• Objective:
From the line with "Generate a Python" to the line with "13, 0, 5.5]", both lines included, set down exactly those lines, please, and no others.

(Source code of charts)
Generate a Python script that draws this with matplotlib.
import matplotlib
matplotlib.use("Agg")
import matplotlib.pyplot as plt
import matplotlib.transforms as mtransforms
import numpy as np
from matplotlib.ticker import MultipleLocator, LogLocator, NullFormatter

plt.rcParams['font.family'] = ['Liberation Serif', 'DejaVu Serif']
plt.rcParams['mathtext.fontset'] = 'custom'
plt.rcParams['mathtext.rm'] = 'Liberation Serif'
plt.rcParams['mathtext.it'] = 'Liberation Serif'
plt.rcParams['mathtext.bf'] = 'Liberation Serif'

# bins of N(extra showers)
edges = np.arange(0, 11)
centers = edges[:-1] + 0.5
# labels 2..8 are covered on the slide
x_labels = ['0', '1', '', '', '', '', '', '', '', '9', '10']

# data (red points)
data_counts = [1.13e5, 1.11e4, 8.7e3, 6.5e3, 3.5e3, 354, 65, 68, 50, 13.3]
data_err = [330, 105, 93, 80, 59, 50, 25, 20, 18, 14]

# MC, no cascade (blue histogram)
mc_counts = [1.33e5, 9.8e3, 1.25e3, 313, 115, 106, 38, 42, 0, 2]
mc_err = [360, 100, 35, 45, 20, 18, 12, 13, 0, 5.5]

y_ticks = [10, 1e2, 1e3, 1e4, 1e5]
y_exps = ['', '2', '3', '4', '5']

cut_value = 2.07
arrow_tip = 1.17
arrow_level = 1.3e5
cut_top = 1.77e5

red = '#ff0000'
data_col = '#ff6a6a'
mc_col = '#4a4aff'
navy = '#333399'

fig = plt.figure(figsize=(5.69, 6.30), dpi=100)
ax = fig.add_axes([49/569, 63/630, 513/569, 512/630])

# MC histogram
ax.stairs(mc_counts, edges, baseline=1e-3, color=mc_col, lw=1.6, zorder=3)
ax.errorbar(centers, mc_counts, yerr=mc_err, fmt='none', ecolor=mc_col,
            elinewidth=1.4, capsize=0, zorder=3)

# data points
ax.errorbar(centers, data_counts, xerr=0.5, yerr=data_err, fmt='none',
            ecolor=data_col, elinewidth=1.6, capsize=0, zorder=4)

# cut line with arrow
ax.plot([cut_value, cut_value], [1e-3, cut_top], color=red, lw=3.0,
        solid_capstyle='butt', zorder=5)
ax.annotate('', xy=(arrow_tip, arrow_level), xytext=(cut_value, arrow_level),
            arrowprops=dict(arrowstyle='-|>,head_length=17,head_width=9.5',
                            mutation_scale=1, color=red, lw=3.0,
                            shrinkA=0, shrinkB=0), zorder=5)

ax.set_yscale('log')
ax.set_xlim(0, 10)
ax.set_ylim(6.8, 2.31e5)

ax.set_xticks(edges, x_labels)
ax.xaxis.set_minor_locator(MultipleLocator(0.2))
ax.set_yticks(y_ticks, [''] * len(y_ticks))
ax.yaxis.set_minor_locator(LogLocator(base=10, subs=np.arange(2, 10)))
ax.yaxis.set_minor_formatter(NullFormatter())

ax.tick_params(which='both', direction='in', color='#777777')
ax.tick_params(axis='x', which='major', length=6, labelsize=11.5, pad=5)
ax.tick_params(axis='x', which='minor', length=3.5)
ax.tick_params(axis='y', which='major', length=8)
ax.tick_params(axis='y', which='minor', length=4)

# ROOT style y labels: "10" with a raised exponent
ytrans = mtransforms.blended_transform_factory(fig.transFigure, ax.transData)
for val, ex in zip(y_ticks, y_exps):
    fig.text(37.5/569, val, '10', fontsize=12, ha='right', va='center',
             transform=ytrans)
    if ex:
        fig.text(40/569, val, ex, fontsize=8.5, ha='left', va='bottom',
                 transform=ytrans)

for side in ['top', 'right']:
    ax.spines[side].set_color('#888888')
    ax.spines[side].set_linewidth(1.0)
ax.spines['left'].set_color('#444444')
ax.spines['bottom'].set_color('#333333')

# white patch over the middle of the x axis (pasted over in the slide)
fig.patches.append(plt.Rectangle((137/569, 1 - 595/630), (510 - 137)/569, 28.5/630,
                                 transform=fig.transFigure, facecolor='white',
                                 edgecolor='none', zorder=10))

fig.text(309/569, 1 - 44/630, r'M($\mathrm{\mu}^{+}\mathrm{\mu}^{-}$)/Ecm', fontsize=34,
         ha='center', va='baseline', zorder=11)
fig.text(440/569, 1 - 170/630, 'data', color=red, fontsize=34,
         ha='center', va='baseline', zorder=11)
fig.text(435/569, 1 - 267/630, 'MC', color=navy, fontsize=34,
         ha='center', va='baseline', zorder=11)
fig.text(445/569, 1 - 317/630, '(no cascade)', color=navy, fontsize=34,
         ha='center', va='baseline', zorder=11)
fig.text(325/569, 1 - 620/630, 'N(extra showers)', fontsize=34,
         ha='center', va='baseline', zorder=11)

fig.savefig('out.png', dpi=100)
* * *
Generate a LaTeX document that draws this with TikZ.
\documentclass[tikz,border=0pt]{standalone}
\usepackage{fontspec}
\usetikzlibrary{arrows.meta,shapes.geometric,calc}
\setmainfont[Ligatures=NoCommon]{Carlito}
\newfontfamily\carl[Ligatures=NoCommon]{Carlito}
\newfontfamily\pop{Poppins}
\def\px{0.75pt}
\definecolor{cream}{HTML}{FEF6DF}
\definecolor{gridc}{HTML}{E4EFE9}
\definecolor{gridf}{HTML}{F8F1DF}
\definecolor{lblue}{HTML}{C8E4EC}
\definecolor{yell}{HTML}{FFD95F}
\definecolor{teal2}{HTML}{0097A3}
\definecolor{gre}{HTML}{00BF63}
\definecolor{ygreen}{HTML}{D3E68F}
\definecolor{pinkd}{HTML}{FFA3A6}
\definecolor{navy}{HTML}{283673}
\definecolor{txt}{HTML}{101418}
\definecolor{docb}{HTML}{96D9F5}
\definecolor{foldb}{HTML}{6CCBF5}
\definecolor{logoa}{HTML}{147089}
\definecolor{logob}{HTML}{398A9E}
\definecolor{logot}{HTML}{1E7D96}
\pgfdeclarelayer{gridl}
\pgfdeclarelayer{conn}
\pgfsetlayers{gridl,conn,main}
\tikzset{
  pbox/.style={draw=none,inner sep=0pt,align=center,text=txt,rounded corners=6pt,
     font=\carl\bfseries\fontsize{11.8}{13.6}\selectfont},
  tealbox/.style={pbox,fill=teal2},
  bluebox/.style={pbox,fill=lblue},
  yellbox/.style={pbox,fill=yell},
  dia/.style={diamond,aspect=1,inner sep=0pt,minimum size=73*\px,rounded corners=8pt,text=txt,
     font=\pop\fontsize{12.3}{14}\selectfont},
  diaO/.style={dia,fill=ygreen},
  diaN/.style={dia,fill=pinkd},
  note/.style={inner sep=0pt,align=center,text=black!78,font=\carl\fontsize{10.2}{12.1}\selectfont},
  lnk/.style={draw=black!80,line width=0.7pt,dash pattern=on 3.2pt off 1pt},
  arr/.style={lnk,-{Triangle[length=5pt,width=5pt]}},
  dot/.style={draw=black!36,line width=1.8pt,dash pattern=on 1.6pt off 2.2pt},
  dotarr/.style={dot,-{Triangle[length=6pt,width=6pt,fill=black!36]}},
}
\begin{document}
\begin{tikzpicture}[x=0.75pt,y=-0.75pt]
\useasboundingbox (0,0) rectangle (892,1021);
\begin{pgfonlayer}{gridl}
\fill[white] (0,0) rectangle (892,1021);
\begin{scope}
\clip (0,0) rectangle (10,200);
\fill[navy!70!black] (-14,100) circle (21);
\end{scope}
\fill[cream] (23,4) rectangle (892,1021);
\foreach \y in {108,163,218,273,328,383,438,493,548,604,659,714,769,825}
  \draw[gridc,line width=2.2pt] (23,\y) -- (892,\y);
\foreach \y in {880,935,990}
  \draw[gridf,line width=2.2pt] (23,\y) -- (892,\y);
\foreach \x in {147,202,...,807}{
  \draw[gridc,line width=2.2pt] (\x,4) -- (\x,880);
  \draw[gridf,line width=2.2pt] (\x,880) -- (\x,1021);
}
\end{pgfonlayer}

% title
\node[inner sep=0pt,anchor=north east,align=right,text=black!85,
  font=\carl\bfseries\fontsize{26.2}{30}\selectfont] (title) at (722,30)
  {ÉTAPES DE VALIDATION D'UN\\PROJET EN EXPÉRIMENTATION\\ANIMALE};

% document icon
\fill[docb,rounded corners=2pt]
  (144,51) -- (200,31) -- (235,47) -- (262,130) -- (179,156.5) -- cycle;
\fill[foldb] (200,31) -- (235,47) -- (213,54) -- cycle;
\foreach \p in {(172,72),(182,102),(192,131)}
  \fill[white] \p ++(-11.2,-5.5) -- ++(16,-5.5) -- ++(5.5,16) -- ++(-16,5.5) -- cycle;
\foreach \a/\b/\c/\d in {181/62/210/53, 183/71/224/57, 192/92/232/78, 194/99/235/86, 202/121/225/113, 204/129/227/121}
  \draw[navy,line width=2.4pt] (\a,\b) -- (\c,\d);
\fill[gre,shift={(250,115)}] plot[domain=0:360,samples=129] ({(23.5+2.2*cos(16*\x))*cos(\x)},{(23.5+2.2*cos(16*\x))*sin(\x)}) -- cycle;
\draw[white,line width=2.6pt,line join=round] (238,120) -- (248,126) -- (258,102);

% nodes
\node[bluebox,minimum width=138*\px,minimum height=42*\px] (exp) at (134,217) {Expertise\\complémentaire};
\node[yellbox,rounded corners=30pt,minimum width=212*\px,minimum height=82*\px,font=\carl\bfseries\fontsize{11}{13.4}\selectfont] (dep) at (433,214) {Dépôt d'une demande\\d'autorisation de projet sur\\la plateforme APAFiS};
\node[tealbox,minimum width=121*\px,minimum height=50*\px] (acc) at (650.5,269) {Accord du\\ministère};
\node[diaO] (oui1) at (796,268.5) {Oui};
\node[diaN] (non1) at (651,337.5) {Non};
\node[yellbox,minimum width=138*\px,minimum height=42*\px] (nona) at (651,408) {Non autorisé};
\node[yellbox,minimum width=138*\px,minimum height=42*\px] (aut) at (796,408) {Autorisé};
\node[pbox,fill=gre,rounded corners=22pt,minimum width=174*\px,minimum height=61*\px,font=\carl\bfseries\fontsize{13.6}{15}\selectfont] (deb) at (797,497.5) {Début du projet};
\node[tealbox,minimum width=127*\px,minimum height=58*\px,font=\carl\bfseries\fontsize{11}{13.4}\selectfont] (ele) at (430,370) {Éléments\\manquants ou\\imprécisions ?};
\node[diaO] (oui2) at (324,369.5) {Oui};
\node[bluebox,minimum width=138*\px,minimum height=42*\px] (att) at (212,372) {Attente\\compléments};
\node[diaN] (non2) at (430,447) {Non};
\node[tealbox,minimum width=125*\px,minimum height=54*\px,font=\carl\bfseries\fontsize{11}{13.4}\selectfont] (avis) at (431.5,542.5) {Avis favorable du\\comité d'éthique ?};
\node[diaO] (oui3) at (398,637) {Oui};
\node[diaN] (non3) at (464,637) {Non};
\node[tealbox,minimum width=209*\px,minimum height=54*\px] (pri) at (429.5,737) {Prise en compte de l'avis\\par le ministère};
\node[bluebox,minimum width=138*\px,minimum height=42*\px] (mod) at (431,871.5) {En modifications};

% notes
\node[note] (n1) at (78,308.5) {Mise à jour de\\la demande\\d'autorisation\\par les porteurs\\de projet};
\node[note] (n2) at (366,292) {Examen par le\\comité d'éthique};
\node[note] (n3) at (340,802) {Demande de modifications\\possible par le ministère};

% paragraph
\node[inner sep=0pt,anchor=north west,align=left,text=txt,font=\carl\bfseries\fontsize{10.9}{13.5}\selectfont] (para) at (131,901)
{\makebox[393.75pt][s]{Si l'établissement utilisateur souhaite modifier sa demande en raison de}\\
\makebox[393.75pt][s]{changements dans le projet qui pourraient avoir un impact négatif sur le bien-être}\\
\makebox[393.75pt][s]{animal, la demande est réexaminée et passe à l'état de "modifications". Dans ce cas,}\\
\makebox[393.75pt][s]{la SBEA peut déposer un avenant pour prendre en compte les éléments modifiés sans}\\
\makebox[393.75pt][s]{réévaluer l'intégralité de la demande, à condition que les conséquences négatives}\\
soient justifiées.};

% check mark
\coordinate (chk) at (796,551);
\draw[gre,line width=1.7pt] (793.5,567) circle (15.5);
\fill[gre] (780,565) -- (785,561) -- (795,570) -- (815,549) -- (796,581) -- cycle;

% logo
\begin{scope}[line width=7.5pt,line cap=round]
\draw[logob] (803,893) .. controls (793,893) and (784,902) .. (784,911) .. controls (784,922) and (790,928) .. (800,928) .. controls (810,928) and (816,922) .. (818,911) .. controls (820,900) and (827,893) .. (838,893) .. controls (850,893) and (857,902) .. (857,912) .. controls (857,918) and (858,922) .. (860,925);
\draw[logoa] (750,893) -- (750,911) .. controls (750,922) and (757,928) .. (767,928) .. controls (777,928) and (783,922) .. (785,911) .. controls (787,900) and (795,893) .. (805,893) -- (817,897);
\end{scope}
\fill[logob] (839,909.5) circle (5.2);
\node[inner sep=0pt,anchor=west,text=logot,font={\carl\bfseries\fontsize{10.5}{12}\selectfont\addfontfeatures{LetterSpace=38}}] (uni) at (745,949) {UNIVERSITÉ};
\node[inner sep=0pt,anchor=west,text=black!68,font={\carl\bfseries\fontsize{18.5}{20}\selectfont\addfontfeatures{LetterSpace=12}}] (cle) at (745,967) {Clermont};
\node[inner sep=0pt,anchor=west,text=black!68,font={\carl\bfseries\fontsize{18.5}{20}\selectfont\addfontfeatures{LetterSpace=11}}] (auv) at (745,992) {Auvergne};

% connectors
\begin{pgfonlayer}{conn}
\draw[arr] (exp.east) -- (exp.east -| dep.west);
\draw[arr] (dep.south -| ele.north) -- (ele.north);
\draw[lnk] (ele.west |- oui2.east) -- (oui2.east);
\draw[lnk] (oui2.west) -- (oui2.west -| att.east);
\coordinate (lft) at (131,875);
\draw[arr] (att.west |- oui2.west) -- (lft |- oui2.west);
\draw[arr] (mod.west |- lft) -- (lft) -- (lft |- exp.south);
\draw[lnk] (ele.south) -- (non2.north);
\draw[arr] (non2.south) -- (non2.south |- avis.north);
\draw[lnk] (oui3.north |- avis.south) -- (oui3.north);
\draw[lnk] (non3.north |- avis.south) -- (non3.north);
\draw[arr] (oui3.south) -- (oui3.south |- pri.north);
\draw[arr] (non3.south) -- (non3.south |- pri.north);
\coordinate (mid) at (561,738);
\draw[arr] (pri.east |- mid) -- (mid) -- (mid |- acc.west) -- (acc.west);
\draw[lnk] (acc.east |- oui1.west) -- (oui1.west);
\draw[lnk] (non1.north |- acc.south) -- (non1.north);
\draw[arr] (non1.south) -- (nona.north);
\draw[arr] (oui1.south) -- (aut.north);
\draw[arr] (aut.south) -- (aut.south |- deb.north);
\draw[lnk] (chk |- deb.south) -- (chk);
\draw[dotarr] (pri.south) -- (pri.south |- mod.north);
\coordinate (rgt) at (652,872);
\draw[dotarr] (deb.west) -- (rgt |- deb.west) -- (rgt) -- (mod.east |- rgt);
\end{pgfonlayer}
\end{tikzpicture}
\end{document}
--
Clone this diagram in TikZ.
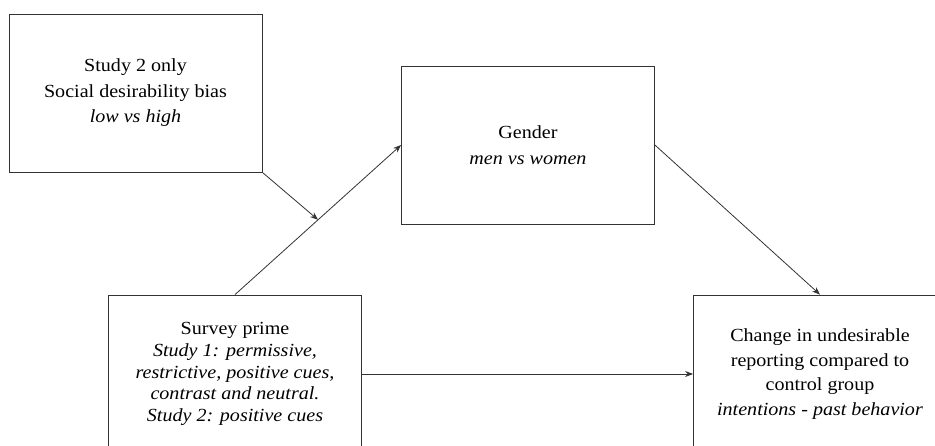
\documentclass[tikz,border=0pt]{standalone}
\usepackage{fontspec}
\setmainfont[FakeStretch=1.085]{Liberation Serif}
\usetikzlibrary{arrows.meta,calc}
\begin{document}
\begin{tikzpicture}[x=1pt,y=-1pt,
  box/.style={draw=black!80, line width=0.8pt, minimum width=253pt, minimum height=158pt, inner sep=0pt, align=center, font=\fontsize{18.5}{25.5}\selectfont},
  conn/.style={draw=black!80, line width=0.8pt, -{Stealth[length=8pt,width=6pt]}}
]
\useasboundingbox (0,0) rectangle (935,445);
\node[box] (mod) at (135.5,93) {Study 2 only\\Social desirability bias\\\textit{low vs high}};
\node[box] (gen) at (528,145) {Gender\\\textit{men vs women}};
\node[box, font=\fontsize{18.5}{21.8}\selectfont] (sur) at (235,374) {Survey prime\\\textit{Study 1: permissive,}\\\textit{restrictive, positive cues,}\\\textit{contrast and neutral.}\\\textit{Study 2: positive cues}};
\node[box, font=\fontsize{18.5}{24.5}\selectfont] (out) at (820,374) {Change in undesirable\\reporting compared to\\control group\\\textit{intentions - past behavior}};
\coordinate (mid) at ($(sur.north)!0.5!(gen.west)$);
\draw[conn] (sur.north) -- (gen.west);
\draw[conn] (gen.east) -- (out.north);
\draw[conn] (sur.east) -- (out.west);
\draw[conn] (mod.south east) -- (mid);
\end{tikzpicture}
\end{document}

• Expected answer:
Generate a Python script that draws this with matplotlib.
import matplotlib
matplotlib.use("Agg")
import matplotlib.pyplot as plt
import matplotlib.transforms as mtransforms
import numpy as np
from matplotlib.ticker import MultipleLocator, LogLocator, NullFormatter

plt.rcParams['font.family'] = ['Liberation Serif', 'DejaVu Serif']
plt.rcParams['mathtext.fontset'] = 'custom'
plt.rcParams['mathtext.rm'] = 'Liberation Serif'
plt.rcParams['mathtext.it'] = 'Liberation Serif'
plt.rcParams['mathtext.bf'] = 'Liberation Serif'

# bins of N(extra showers)
edges = np.arange(0, 11)
centers = edges[:-1] + 0.5
# labels 2..8 are covered on the slide
x_labels = ['0', '1', '', '', '', '', '', '', '', '9', '10']

# data (red points)
data_counts = [1.13e5, 1.11e4, 8.7e3, 6.5e3, 3.5e3, 354, 65, 68, 50, 13.3]
data_err = [330, 105, 93, 80, 59, 50, 25, 20, 18, 14]

# MC, no cascade (blue histogram)
mc_counts = [1.33e5, 9.8e3, 1.25e3, 313, 115, 106, 38, 42, 0, 2]
mc_err = [360, 100, 35, 45, 20, 18, 12, 13, 0, 5.5]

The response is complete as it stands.